*Written exercise:*
Extract word for word the lines of the listing from its start to the line holding "var y = d3.scaleLinear().domain([0, 2.2]).range([558, 81])", both ends kept; pictures are not part of the copy.

*Material:*
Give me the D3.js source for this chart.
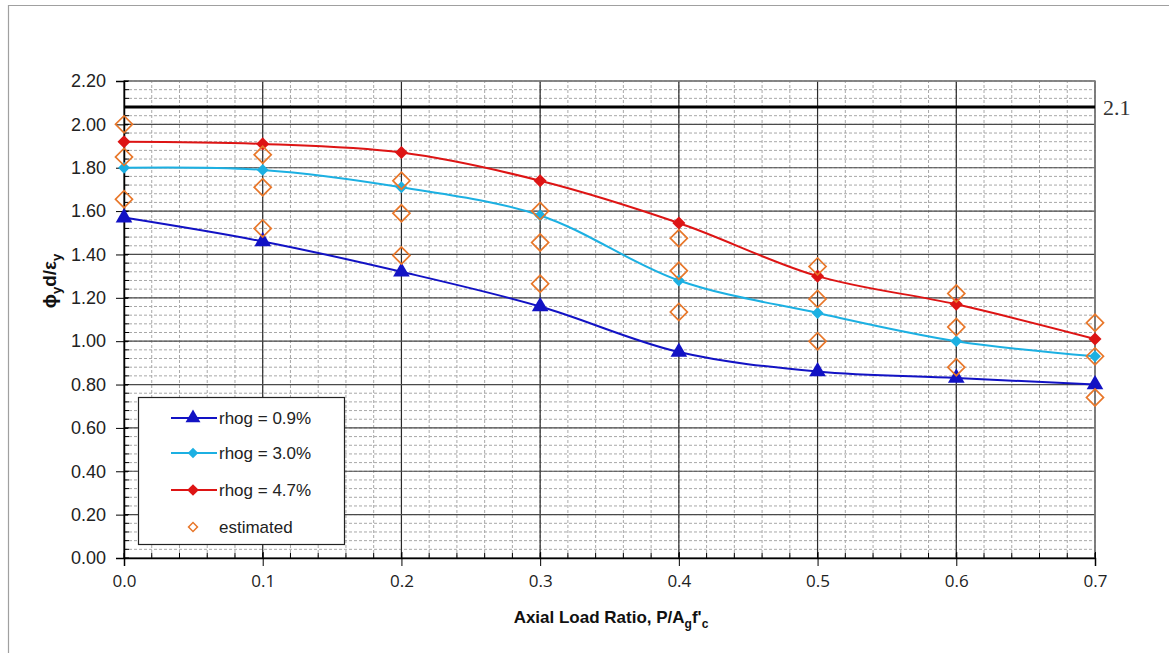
<!DOCTYPE html>
<html>
<head>
<meta charset="utf-8">
<script src="https://cdn.jsdelivr.net/npm/d3@7"></script>
<style>
  body { margin: 0; background: #fff; }
  svg { display: block; }
</style>
</head>
<body>
<div id="chart"></div>
<script>
// data
var ratios = [0.0, 0.1, 0.2, 0.3, 0.4, 0.5, 0.6, 0.7]
var rhog09 = [1.57, 1.46, 1.32, 1.16, 0.95, 0.86, 0.83, 0.80]
var rhog30 = [1.80, 1.79, 1.71, 1.58, 1.28, 1.13, 1.00, 0.93]
var rhog47 = [1.92, 1.91, 1.87, 1.74, 1.545, 1.30, 1.17, 1.01]
var estHigh = [2.00, 1.86, 1.74, 1.60, 1.475, 1.345, 1.22, 1.085]
var estMid = [1.85, 1.71, 1.59, 1.455, 1.325, 1.195, 1.065, 0.93]
var estLow = [1.655, 1.52, 1.395, 1.265, 1.135, 1.00, 0.88, 0.74]
var xTicks = [0.0, 0.1, 0.2, 0.3, 0.4, 0.5, 0.6, 0.7]
var yTicks = [0.0, 0.2, 0.4, 0.6, 0.8, 1.0, 1.2, 1.4, 1.6, 1.8, 2.0, 2.2]
var seriesNames = ["rhog = 0.9%", "rhog = 3.0%", "rhog = 4.7%"]
var limitLine = 2.08   // drawn line, annotated "2.1"

var width = 1169
    height = 653

var svg = d3.select("#chart")
  .append("svg")
    .attr("width", width)
    .attr("height", height)

// outer frame of the picture
svg.append("path")
  .attr("d", "M8.5,653 L8.5,5.5 L1169,5.5")
  .attr("fill", "none")
  .attr("stroke", "#a0a0a0")
  .attr("stroke-width", 1.2)

var x = d3.scaleLinear().domain([0, 0.7]).range([124, 1095])
var y = d3.scaleLinear().domain([0, 2.2]).range([558, 81])

// minor grid
var xMinor = d3.range(0, 0.7001, 0.02)
var yMinor = d3.range(0, 2.2001, 0.04)
svg.append("g").selectAll("line")
  .data(xMinor)
  .enter().append("line")
    .attr("x1", d => x(d)).attr("x2", d => x(d))
    .attr("y1", y(0)).attr("y2", y(2.2))
    .attr("stroke", "#a8a8a8")
    .attr("stroke-dasharray", "3,2")
svg.append("g").selectAll("line")
  .data(yMinor)
  .enter().append("line")
    .attr("x1", x(0)).attr("x2", x(0.7))
    .attr("y1", d => y(d)).attr("y2", d => y(d))
    .attr("stroke", "#a8a8a8")
    .attr("stroke-dasharray", "3,2")

// major grid
svg.append("g").selectAll("line")
  .data(xTicks)
  .enter().append("line")
    .attr("x1", d => x(d)).attr("x2", d => x(d))
    .attr("y1", y(0)).attr("y2", y(2.2))
    .attr("stroke", "#2a2a2a")
    .attr("stroke-width", 1.2)
svg.append("g").selectAll("line")
  .data(yTicks)
  .enter().append("line")
    .attr("x1", x(0)).attr("x2", x(0.7))
    .attr("y1", d => y(d)).attr("y2", d => y(d))
    .attr("stroke", "#4a4a4a")
    .attr("stroke-width", 1.2)

// plot border
svg.append("rect")
  .attr("x", x(0)).attr("y", y(2.2))
  .attr("width", x(0.7) - x(0)).attr("height", y(0) - y(2.2))
  .attr("fill", "none")
  .attr("stroke", "#808080")
  .attr("stroke-width", 1.5)

// axes
var yAxis = svg.append("g")
  .attr("transform", "translate(" + x(0) + ",0)")
  .call(d3.axisLeft(y).tickValues(yTicks).tickFormat(d3.format(".2f")).tickSize(8).tickPadding(10))
yAxis.selectAll(".tick line").attr("x2", -8).attr("x1", 4)
yAxis.select(".domain").attr("stroke", "#000").attr("stroke-width", 1.5)
yAxis.selectAll("text")
  .attr("font-family", "Liberation Sans, Arial, sans-serif")
  .attr("font-size", 18)
  .attr("fill", "#222")
yAxis.selectAll(".minor").data(yMinor).enter().append("line")
  .attr("x1", 0).attr("x2", 5)
  .attr("y1", d => y(d)).attr("y2", d => y(d))
  .attr("stroke", "#000")

var xAxis = svg.append("g")
  .attr("transform", "translate(0," + y(0) + ")")
  .call(d3.axisBottom(x).tickValues(xTicks).tickFormat(d3.format(".1f")).tickSize(8).tickPadding(9))
xAxis.selectAll(".tick line").attr("y1", -6).attr("y2", 8)
xAxis.select(".domain").attr("stroke", "#000").attr("stroke-width", 1.5)
xAxis.selectAll("text")
  .attr("font-family", "Open Sans, sans-serif")
  .attr("font-size", 17)
  .attr("fill", "#222")
xAxis.selectAll(".minor").data(xMinor).enter().append("line")
  .attr("x1", d => x(d)).attr("x2", d => x(d))
  .attr("y1", 0).attr("y2", -5)
  .attr("stroke", "#000")

// horizontal limit line
svg.append("line")
  .attr("x1", x(0)).attr("x2", x(0.7))
  .attr("y1", y(limitLine)).attr("y2", y(limitLine))
  .attr("stroke", "#000")
  .attr("stroke-width", 3)
svg.append("text")
  .attr("x", 1103).attr("y", y(limitLine) + 8)
  .attr("font-family", "Liberation Serif, serif")
  .attr("font-size", 22)
  .attr("fill", "#333")
  .text("2.1")

// series lines
var line = d3.line()
  .x((d, i) => x(ratios[i]))
  .y(d => y(d))
  .curve(d3.curveCatmullRom.alpha(0.5))

var diamond = d3.symbolSquare
var series = [
  {name: seriesNames[0], values: rhog09, color: "#1212c4", shape: d3.symbolTriangle, size: 120, rot: 0},
  {name: seriesNames[1], values: rhog30, color: "#1cb0e2", shape: diamond, size: 70, rot: 45},
  {name: seriesNames[2], values: rhog47, color: "#dd1414", shape: diamond, size: 85, rot: 45}
]

series.forEach(function(s) {
  svg.append("path")
    .datum(s.values)
    .attr("d", line)
    .attr("fill", "none")
    .attr("stroke", s.color)
    .attr("stroke-width", 2)
  svg.append("g").selectAll("path")
    .data(s.values)
    .enter().append("path")
      .attr("d", d3.symbol().type(s.shape).size(s.size))
      .attr("transform", (d, i) => "translate(" + x(ratios[i]) + "," + y(d) + ") rotate(" + s.rot + ")")
      .attr("fill", s.color)
})

// estimated points, hollow diamonds
var estimated = [estHigh, estMid, estLow]
estimated.forEach(function(vals) {
  svg.append("g").selectAll("path")
    .data(vals)
    .enter().append("path")
      .attr("d", d3.symbol().type(diamond).size(145))
      .attr("transform", (d, i) => "translate(" + x(ratios[i]) + "," + y(d) + ") rotate(45)")
      .attr("fill", "none")
      .attr("stroke", "#e8772a")
      .attr("stroke-width", 1.7)
})

// legend
var legend = svg.append("g")
legend.append("rect")
  .attr("x", 138.5).attr("y", 397.5)
  .attr("width", 206).attr("height", 147)
  .attr("fill", "#fff")
  .attr("stroke", "#222")
  .attr("stroke-width", 1.2)

var rows = [418, 453, 490, 527]
series.forEach(function(s, i) {
  legend.append("line")
    .attr("x1", 171).attr("x2", 217)
    .attr("y1", rows[i]).attr("y2", rows[i])
    .attr("stroke", s.color).attr("stroke-width", 2)
  legend.append("path")
    .attr("d", d3.symbol().type(s.shape).size(s.size * 0.8))
    .attr("transform", "translate(193," + rows[i] + ") rotate(" + s.rot + ")")
    .attr("fill", s.color)
  legend.append("text")
    .attr("x", 219).attr("y", rows[i] + 6)
    .attr("font-family", "Liberation Sans, Arial, sans-serif")
    .attr("font-size", 17)
    .attr("fill", "#222")
    .text(s.name)
})
legend.append("path")
  .attr("d", d3.symbol().type(diamond).size(40))
  .attr("transform", "translate(193," + rows[3] + ") rotate(45)")
  .attr("fill", "none")
  .attr("stroke", "#e8772a")
  .attr("stroke-width", 1.5)
legend.append("text")
  .attr("x", 219).attr("y", rows[3] + 6)
  .attr("font-family", "Liberation Sans, Arial, sans-serif")
  .attr("font-size", 17)
  .attr("fill", "#222")
  .text("estimated")

// axis titles
var xt = svg.append("text")
  .attr("x", 611).attr("y", 623)
  .attr("text-anchor", "middle")
  .attr("font-family", "Liberation Sans, Arial, sans-serif")
  .attr("font-weight", "bold")
  .attr("font-size", 17)
  .attr("fill", "#111")
xt.append("tspan").text("Axial Load Ratio, P/A")
xt.append("tspan").attr("font-size", 12).attr("dy", 5).text("g")
xt.append("tspan").attr("dy", -5).text("f'")
xt.append("tspan").attr("font-size", 12).attr("dy", 5).text("c")

var yt = svg.append("text")
  .attr("transform", "translate(56,281) rotate(-90)")
  .attr("text-anchor", "middle")
  .attr("font-family", "Liberation Sans, Arial, sans-serif")
  .attr("font-weight", "bold")
  .attr("font-size", 19)
  .attr("fill", "#111")
yt.append("tspan").text("\u03d5")
yt.append("tspan").attr("font-size", 13).attr("dy", 5).text("y")
yt.append("tspan").attr("dy", -5).text("d/\u03b5")
yt.append("tspan").attr("font-size", 13).attr("dy", 5).text("y")
</script>
</body>
</html>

*Task result:*
Give me the D3.js source for this chart.
<!DOCTYPE html>
<html>
<head>
<meta charset="utf-8">
<script src="https://cdn.jsdelivr.net/npm/d3@7"></script>
<style>
  body { margin: 0; background: #fff; }
  svg { display: block; }
</style>
</head>
<body>
<div id="chart"></div>
<script>
// data
var ratios = [0.0, 0.1, 0.2, 0.3, 0.4, 0.5, 0.6, 0.7]
var rhog09 = [1.57, 1.46, 1.32, 1.16, 0.95, 0.86, 0.83, 0.80]
var rhog30 = [1.80, 1.79, 1.71, 1.58, 1.28, 1.13, 1.00, 0.93]
var rhog47 = [1.92, 1.91, 1.87, 1.74, 1.545, 1.30, 1.17, 1.01]
var estHigh = [2.00, 1.86, 1.74, 1.60, 1.475, 1.345, 1.22, 1.085]
var estMid = [1.85, 1.71, 1.59, 1.455, 1.325, 1.195, 1.065, 0.93]
var estLow = [1.655, 1.52, 1.395, 1.265, 1.135, 1.00, 0.88, 0.74]
var xTicks = [0.0, 0.1, 0.2, 0.3, 0.4, 0.5, 0.6, 0.7]
var yTicks = [0.0, 0.2, 0.4, 0.6, 0.8, 1.0, 1.2, 1.4, 1.6, 1.8, 2.0, 2.2]
var seriesNames = ["rhog = 0.9%", "rhog = 3.0%", "rhog = 4.7%"]
var limitLine = 2.08   // drawn line, annotated "2.1"

var width = 1169
    height = 653

var svg = d3.select("#chart")
  .append("svg")
    .attr("width", width)
    .attr("height", height)

// outer frame of the picture
svg.append("path")
  .attr("d", "M8.5,653 L8.5,5.5 L1169,5.5")
  .attr("fill", "none")
  .attr("stroke", "#a0a0a0")
  .attr("stroke-width", 1.2)

var x = d3.scaleLinear().domain([0, 0.7]).range([124, 1095])
var y = d3.scaleLinear().domain([0, 2.2]).range([558, 81])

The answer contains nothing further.